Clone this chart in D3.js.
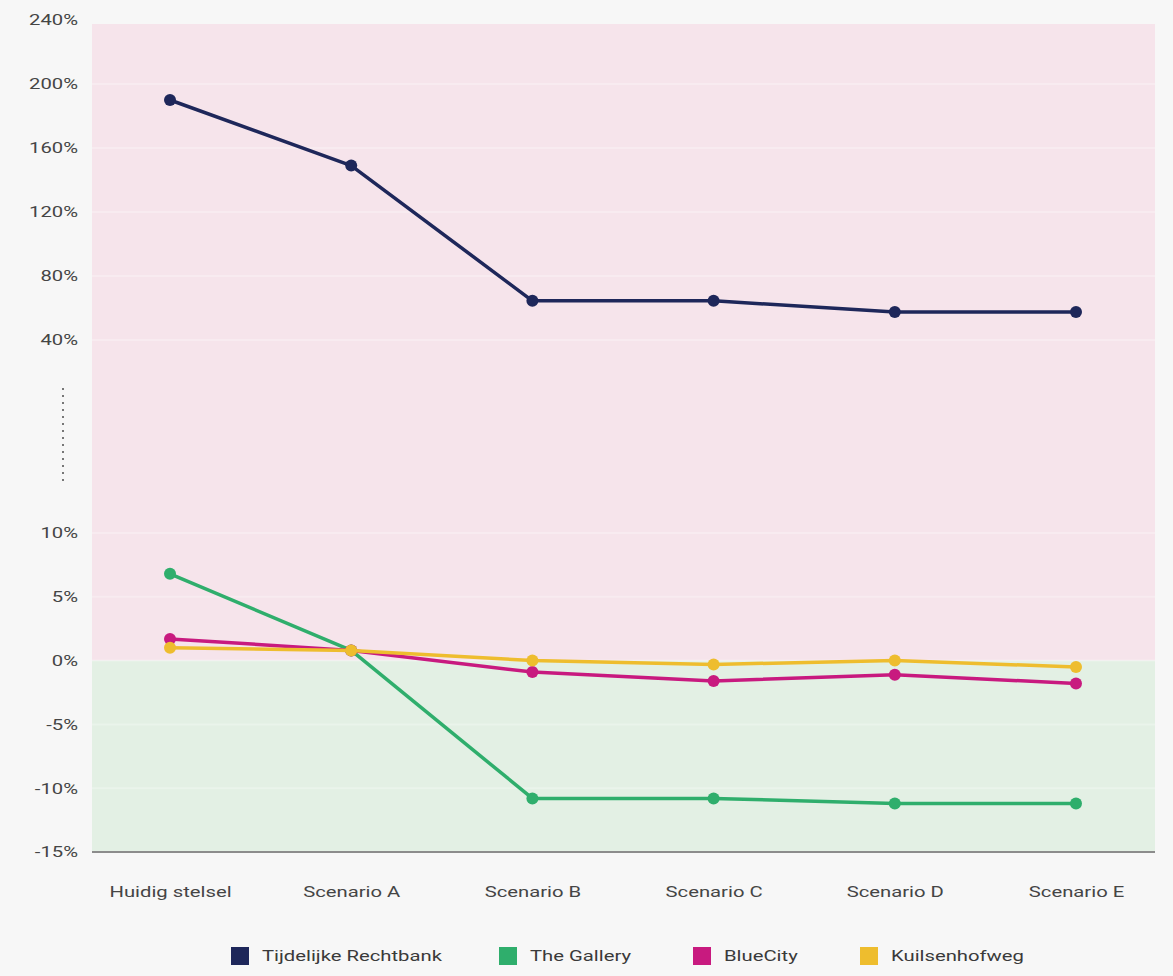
<!DOCTYPE html>
<html><head><meta charset="utf-8">
<script src="https://cdn.jsdelivr.net/npm/d3@7"></script>
<style>
html,body{margin:0;padding:0;background:#f7f7f7;}
text{font-family:Roboto,"Noto Sans",sans-serif;}
</style></head>
<body>
<svg id="c" width="1173" height="976"></svg>
<script>
const categories = ["Huidig stelsel","Scenario A","Scenario B","Scenario C","Scenario D","Scenario E"];
const seriesNames = ["Tijdelijke Rechtbank","The Gallery","BlueCity","Kuilsenhofweg"];
const seriesColors = ["#1e275a","#2fae6c","#c81a7f","#eebd2e"];
const rechtbank = [190, 149, 64.5, 64.5, 57.5, 57.5];
const gallery = [6.8, 0.8, -10.8, -10.8, -11.2, -11.2];
const blueCity = [1.7, 0.8, -0.9, -1.6, -1.1, -1.8];
const kuilsenhofweg = [1.0, 0.8, 0.0, -0.3, 0.0, -0.5];
const upperTicks = [40, 80, 120, 160, 200, 240];
const lowerTicks = [-15, -10, -5, 0, 5, 10];

const svg = d3.select("#c");
const L = 92, R = 1155, T = 24, B = 852;
const STRETCH = 1.35;
function stretch(sel) {
  sel.each(function () {
    const w = this.getComputedTextLength();
    d3.select(this).attr("textLength", w * STRETCH).attr("lengthAdjust", "spacingAndGlyphs");
  });
}

const x = d3.scalePoint().domain(categories).range([170, 1076]);
const yTop = d3.scaleLinear().domain([40, 240]).range([340, 20]);
const yBot = d3.scaleLinear().domain([-15, 10]).range([852, 533]);
const y = v => v >= 40 ? yTop(v) : yBot(v);

// background zones
svg.append("rect").attr("x", L).attr("y", T).attr("width", R - L).attr("height", yBot(0) - T).attr("fill", "#f6e4eb");
svg.append("rect").attr("x", L).attr("y", yBot(0)).attr("width", R - L).attr("height", B - yBot(0)).attr("fill", "#e3f0e4");

// faint gridlines
const grid = svg.append("g");
upperTicks.filter(t => t < 240).forEach(t => grid.append("line").attr("x1", L).attr("x2", R).attr("y1", yTop(t)).attr("y2", yTop(t)).attr("stroke", "#ffffff").attr("stroke-opacity", 0.25).attr("stroke-width", 2));
lowerTicks.filter(t => t > -15).forEach(t => grid.append("line").attr("x1", L).attr("x2", R).attr("y1", yBot(t)).attr("y2", yBot(t)).attr("stroke", "#ffffff").attr("stroke-opacity", 0.25).attr("stroke-width", 2));

// y axes
const axTop = svg.append("g").attr("transform", `translate(${L - 14},0)`)
  .call(d3.axisLeft(yTop).tickValues(upperTicks).tickSize(0).tickPadding(0).tickFormat(d => d + "%"));
const axBot = svg.append("g").attr("transform", `translate(${L - 14},0)`)
  .call(d3.axisLeft(yBot).tickValues(lowerTicks).tickSize(0).tickPadding(0).tickFormat(d => d + "%"));
[axTop, axBot].forEach(a => {
  a.select(".domain").remove();
  a.selectAll("text").attr("fill", "#454545").attr("font-size", 15).call(stretch);
});

// axis break marker
svg.append("line").attr("x1", 63).attr("x2", 63).attr("y1", 388).attr("y2", 485)
  .attr("stroke", "#777").attr("stroke-width", 2).attr("stroke-dasharray", "2,5");

// x axis
const axX = svg.append("g").attr("transform", `translate(0,${B})`)
  .call(d3.axisBottom(x).tickSize(0).tickPadding(34));
axX.select(".domain").attr("d", `M${L},0H${R}`).attr("stroke", "#8c8c8c").attr("stroke-width", 2);
axX.selectAll("text").attr("fill", "#454545").attr("font-size", 15).call(stretch);

// lines
const allSeries = [rechtbank, gallery, blueCity, kuilsenhofweg];
const line = d3.line().x((d, i) => x(categories[i])).y(d => y(d));
allSeries.forEach((s, si) => {
  const g = svg.append("g");
  g.append("path").datum(s).attr("d", line).attr("fill", "none")
    .attr("stroke", seriesColors[si]).attr("stroke-width", 3.5).attr("stroke-linejoin", "round");
  g.selectAll("circle").data(s).join("circle")
    .attr("cx", (d, i) => x(categories[i])).attr("cy", d => y(d)).attr("r", 6)
    .attr("fill", seriesColors[si]);
});

// legend
const legendX = [231, 499, 693, 860];
const lg = svg.append("g").attr("transform", "translate(0,956)");
seriesNames.forEach((n, i) => {
  lg.append("rect").attr("x", legendX[i]).attr("y", -9).attr("width", 18).attr("height", 18).attr("fill", seriesColors[i]);
  lg.append("text").attr("x", legendX[i] + 31).attr("y", 0).attr("dy", "0.35em")
    .attr("font-size", 15).attr("fill", "#3a3a3a").text(n).call(stretch);
});
</script>
</body></html>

What needs to be done: In your copy of the listing above, reproduce each line exactly and omit all pictures.

Exercise output:
Clone this chart in D3.js.
<!DOCTYPE html>
<html><head><meta charset="utf-8">
<script src="https://cdn.jsdelivr.net/npm/d3@7"></script>
<style>
html,body{margin:0;padding:0;background:#f7f7f7;}
text{font-family:Roboto,"Noto Sans",sans-serif;}
</style></head>
<body>
<svg id="c" width="1173" height="976"></svg>
<script>
const categories = ["Huidig stelsel","Scenario A","Scenario B","Scenario C","Scenario D","Scenario E"];
const seriesNames = ["Tijdelijke Rechtbank","The Gallery","BlueCity","Kuilsenhofweg"];
const seriesColors = ["#1e275a","#2fae6c","#c81a7f","#eebd2e"];
const rechtbank = [190, 149, 64.5, 64.5, 57.5, 57.5];
const gallery = [6.8, 0.8, -10.8, -10.8, -11.2, -11.2];
const blueCity = [1.7, 0.8, -0.9, -1.6, -1.1, -1.8];
const kuilsenhofweg = [1.0, 0.8, 0.0, -0.3, 0.0, -0.5];
const upperTicks = [40, 80, 120, 160, 200, 240];
const lowerTicks = [-15, -10, -5, 0, 5, 10];

const svg = d3.select("#c");
const L = 92, R = 1155, T = 24, B = 852;
const STRETCH = 1.35;
function stretch(sel) {
  sel.each(function () {
    const w = this.getComputedTextLength();
    d3.select(this).attr("textLength", w * STRETCH).attr("lengthAdjust", "spacingAndGlyphs");
  });
}

const x = d3.scalePoint().domain(categories).range([170, 1076]);
const yTop = d3.scaleLinear().domain([40, 240]).range([340, 20]);
const yBot = d3.scaleLinear().domain([-15, 10]).range([852, 533]);
const y = v => v >= 40 ? yTop(v) : yBot(v);

// background zones
svg.append("rect").attr("x", L).attr("y", T).attr("width", R - L).attr("height", yBot(0) - T).attr("fill", "#f6e4eb");
svg.append("rect").attr("x", L).attr("y", yBot(0)).attr("width", R - L).attr("height", B - yBot(0)).attr("fill", "#e3f0e4");

// faint gridlines
const grid = svg.append("g");
upperTicks.filter(t => t < 240).forEach(t => grid.append("line").attr("x1", L).attr("x2", R).attr("y1", yTop(t)).attr("y2", yTop(t)).attr("stroke", "#ffffff").attr("stroke-opacity", 0.25).attr("stroke-width", 2));
lowerTicks.filter(t => t > -15).forEach(t => grid.append("line").attr("x1", L).attr("x2", R).attr("y1", yBot(t)).attr("y2", yBot(t)).attr("stroke", "#ffffff").attr("stroke-opacity", 0.25).attr("stroke-width", 2));

// y axes
const axTop = svg.append("g").attr("transform", `translate(${L - 14},0)`)
  .call(d3.axisLeft(yTop).tickValues(upperTicks).tickSize(0).tickPadding(0).tickFormat(d => d + "%"));
const axBot = svg.append("g").attr("transform", `translate(${L - 14},0)`)
  .call(d3.axisLeft(yBot).tickValues(lowerTicks).tickSize(0).tickPadding(0).tickFormat(d => d + "%"));
[axTop, axBot].forEach(a => {
  a.select(".domain").remove();
  a.selectAll("text").attr("fill", "#454545").attr("font-size", 15).call(stretch);
});

// axis break marker
svg.append("line").attr("x1", 63).attr("x2", 63).attr("y1", 388).attr("y2", 485)
  .attr("stroke", "#777").attr("stroke-width", 2).attr("stroke-dasharray", "2,5");

// x axis
const axX = svg.append("g").attr("transform", `translate(0,${B})`)
  .call(d3.axisBottom(x).tickSize(0).tickPadding(34));
axX.select(".domain").attr("d", `M${L},0H${R}`).attr("stroke", "#8c8c8c").attr("stroke-width", 2);
axX.selectAll("text").attr("fill", "#454545").attr("font-size", 15).call(stretch);

// lines
const allSeries = [rechtbank, gallery, blueCity, kuilsenhofweg];
const line = d3.line().x((d, i) => x(categories[i])).y(d => y(d));
allSeries.forEach((s, si) => {
  const g = svg.append("g");
  g.append("path").datum(s).attr("d", line).attr("fill", "none")
    .attr("stroke", seriesColors[si]).attr("stroke-width", 3.5).attr("stroke-linejoin", "round");
  g.selectAll("circle").data(s).join("circle")
    .attr("cx", (d, i) => x(categories[i])).attr("cy", d => y(d)).attr("r", 6)
    .attr("fill", seriesColors[si]);
});

// legend
const legendX = [231, 499, 693, 860];
const lg = svg.append("g").attr("transform", "translate(0,956)");
seriesNames.forEach((n, i) => {
  lg.append("rect").attr("x", legendX[i]).attr("y", -9).attr("width", 18).attr("height", 18).attr("fill", seriesColors[i]);
  lg.append("text").attr("x", legendX[i] + 31).attr("y", 0).attr("dy", "0.35em")
    .attr("font-size", 15).attr("fill", "#3a3a3a").text(n).call(stretch);
});
</script>
</body></html>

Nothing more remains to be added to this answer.